Can you clarify more on this? Can you provide an example of the error you are seeing? Is the issue occurring consistently or intermittently?

Thanks.

It’s kind of random, happening for Flash 2 or the thinking model. For example, I work on translating subtitle SRT files. I split them into 50 blocks per prompt. I provide around 30k tokens per example. Generally, it starts ignoring closing tags around 40-50k tokens, and even translates things it has already translated, merging lines of subtitles if their meanings are close together.

My solution is to not use any tags at all. Secondly, I use slicing (-20) to remove old prompts in each iteration, limiting it to a range of 30k. This works, even with some minor errors when it merges lines of subtitles. I think it doesn’t understand that \n is very important.

1 Like

Oh, one more issue: if the transcript is Chinese, Korean, or Japanese and contains the full-width u3000 space, the AI will treat it like a newline character \n, causing the subtitle block to have more lines than normal. Normal subtitles have one or two lines, but if the AI finds fullwidth space, it might break the subtitle into two, three, or four lines within a single block.

Hey @RandomGuy, Thanks for clarification, Now i understand it better.

There are three issues you are facing currently as i can see : Closing Tag Issue (Markdown/XML), Repetitive Translation & Line Merging, and Full-width Space (u3000).

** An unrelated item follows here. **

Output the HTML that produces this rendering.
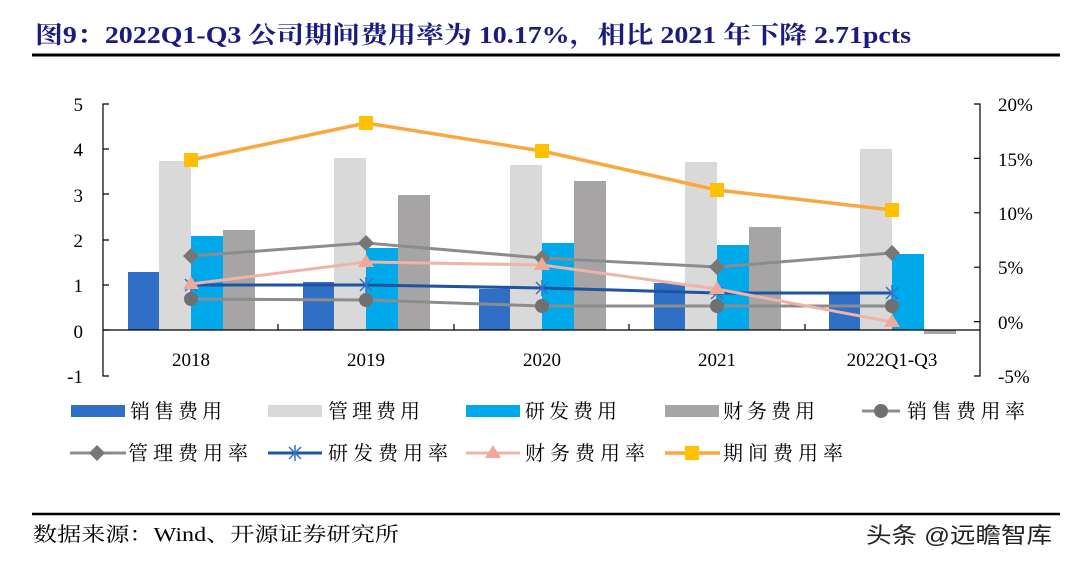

Need some supporting prompt and screenshots to escalate this issue, can you help me with providing below requirements :

For the u3000 issue Could you provide a small snippet of the original Chinese/Korean/Japanese text that contains u3000 and then the corresponding output where the AI incorrectly inserted newlines? A screenshot of the problematic output would also be incredibly helpful if it clearly shows the extra lines.
For the missing closing tags If possible, a brief example of the input prompt (how you tried to enclose the data) and the malformed output.
For the line merging, an example of a few original SRT lines and how they were incorrectly merged in the output.

Thanks